JOHANNESBURG, — South Africa’s rand weakened by more than half a percent yesterday as the dollar extended gains on the back of a slide in global oil prices. Stocks declined a fourth straight day as mobile operator MTN weighed on the bourse.
By 1030 GMT the rand had slipped 0,61 percent to 15,6510 per dollar, a new 2-1/2 week low as demand for the greenback and thin-trade ahead of the long New Year’s Day weekend put the local unit on the backfoot.
Yields on government bonds rose sharply, with the benchmark 2026 issue adding 12,5 to 9,77 percent.

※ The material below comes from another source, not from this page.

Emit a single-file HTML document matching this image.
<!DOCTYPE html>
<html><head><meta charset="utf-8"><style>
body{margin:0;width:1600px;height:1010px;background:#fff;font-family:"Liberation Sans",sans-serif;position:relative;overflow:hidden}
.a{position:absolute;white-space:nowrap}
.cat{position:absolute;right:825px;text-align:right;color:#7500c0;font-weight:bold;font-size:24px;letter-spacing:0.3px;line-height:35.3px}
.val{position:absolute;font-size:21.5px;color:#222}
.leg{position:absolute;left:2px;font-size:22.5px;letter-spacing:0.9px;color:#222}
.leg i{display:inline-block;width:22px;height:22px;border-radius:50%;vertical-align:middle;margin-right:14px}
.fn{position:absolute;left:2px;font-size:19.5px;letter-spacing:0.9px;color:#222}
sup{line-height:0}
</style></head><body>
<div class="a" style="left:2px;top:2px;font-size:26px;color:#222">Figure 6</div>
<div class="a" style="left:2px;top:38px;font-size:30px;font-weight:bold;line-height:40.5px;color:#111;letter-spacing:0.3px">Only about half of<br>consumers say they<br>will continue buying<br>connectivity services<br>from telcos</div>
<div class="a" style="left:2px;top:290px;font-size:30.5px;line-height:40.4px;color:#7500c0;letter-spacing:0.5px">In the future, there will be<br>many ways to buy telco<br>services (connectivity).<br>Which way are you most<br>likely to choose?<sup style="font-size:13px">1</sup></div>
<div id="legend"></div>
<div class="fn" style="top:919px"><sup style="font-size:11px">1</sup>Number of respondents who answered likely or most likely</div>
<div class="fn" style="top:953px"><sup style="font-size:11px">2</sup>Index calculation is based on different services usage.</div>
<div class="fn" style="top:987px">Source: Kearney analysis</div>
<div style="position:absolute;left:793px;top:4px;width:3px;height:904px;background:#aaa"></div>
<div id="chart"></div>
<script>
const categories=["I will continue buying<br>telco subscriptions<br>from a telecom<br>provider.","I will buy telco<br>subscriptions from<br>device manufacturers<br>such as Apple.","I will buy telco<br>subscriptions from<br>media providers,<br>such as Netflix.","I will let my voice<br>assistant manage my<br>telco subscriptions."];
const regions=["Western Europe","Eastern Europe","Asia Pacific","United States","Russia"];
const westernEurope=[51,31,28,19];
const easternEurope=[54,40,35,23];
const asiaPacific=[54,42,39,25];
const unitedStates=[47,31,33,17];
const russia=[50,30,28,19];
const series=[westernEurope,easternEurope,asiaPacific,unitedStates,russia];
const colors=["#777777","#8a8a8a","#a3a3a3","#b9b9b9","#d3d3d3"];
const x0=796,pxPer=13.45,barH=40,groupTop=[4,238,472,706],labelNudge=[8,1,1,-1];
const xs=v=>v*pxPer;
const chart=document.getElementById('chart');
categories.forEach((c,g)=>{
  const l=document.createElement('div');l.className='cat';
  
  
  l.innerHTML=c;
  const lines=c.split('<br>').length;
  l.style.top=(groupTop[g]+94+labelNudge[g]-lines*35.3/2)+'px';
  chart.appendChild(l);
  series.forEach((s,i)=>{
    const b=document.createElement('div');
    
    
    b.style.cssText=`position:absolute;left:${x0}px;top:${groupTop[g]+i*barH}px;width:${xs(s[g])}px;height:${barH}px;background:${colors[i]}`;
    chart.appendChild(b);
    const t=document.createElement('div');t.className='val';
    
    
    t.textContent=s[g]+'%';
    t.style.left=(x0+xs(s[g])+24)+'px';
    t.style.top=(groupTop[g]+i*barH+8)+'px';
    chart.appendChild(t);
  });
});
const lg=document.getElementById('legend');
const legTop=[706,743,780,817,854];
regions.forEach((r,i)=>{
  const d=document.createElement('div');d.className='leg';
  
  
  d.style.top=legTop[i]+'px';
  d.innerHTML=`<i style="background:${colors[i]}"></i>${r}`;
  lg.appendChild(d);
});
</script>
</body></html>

The rand is on track to end 2015 more than 35 percent weaker against the dollar, with Africa’s most advanced economy battered by severe electricity shortages, drought and the shock removal of the finance minister in the past 12 months.

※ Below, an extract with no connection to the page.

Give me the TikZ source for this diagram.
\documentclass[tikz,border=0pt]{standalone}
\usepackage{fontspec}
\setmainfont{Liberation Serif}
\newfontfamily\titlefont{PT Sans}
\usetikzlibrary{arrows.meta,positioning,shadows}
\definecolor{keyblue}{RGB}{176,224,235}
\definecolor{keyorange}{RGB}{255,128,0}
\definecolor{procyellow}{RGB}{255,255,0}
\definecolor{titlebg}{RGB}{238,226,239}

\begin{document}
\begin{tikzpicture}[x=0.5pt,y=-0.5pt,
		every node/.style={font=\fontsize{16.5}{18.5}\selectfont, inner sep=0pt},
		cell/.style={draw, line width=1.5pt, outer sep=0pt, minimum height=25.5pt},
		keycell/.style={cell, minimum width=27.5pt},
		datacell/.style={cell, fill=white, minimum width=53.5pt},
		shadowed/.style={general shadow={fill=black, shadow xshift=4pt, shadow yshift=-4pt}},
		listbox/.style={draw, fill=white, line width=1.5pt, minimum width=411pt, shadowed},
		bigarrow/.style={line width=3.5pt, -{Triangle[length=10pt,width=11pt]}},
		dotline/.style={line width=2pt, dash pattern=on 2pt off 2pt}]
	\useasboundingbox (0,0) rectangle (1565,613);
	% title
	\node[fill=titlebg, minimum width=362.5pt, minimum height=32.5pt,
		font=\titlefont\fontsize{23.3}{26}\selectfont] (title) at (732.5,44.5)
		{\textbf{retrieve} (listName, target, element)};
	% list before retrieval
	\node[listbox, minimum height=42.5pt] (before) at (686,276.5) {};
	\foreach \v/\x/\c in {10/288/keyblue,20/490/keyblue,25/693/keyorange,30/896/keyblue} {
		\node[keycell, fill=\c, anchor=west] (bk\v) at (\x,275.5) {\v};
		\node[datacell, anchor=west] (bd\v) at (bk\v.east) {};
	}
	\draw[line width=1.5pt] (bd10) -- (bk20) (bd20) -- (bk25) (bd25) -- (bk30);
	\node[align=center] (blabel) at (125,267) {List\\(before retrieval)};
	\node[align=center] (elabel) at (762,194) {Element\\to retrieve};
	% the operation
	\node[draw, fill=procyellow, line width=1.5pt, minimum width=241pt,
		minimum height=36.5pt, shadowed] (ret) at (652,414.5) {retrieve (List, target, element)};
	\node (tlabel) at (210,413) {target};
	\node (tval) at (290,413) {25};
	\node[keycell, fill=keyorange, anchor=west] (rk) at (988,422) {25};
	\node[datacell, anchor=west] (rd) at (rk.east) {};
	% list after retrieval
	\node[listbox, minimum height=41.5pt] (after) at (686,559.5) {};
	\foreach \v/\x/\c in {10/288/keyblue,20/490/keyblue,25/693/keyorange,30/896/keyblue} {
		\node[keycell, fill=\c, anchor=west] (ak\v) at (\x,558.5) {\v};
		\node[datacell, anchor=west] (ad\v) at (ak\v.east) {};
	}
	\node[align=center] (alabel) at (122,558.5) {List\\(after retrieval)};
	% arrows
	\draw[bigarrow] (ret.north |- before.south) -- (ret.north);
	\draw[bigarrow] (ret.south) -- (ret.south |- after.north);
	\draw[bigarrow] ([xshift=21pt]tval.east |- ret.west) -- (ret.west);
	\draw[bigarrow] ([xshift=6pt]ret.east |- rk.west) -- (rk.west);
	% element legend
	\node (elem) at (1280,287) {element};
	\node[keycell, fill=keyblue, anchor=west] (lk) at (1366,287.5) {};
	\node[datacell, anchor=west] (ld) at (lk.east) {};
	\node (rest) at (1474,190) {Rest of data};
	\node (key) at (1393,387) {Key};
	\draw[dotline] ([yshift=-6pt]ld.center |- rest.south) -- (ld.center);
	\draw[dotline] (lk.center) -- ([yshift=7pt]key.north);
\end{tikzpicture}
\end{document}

While the unit has back-pedalled for most of 2015 as the spectre of rising interest rates in the United States weighed on emerging market currencies across the board, it took its heavy knock when President Jacob Zuma fired widely-respected Nhlanhla Nene as finance minister earlier in December.
The rand sank to a record-low 16,0485 shortly after the shock sacking as investors baulked at the appearance of political interference in the Treasury.
Yields on government and foreign currency bonds soared as the massive sell-off of South African assets and political fallout that ensued eventually saw President Zuma hire former finance minister Pravin Gordhan to the post, a move that eased the selloff.
On the bourse trade was feeble as the Johannesburg Securities Exchange closed early, as scheduled, at 1000 GMT.
Around 60 million shares changed hands on the stock market, according to preliminary bourse data, well below last year’s daily average of 183 million shares.
MTN was the biggest loser among the blue chips, shedding 4,17 percent to close on R132,89.
The benchmark Top-40 index declined 0,23 percent to 45,797.30 points, but gained 4,6 percent in 2015.
The broader All-Share index receded 0.22 percent to 50,693.76 points yesterday, closing the year 1,87 percent higher. — Reuters.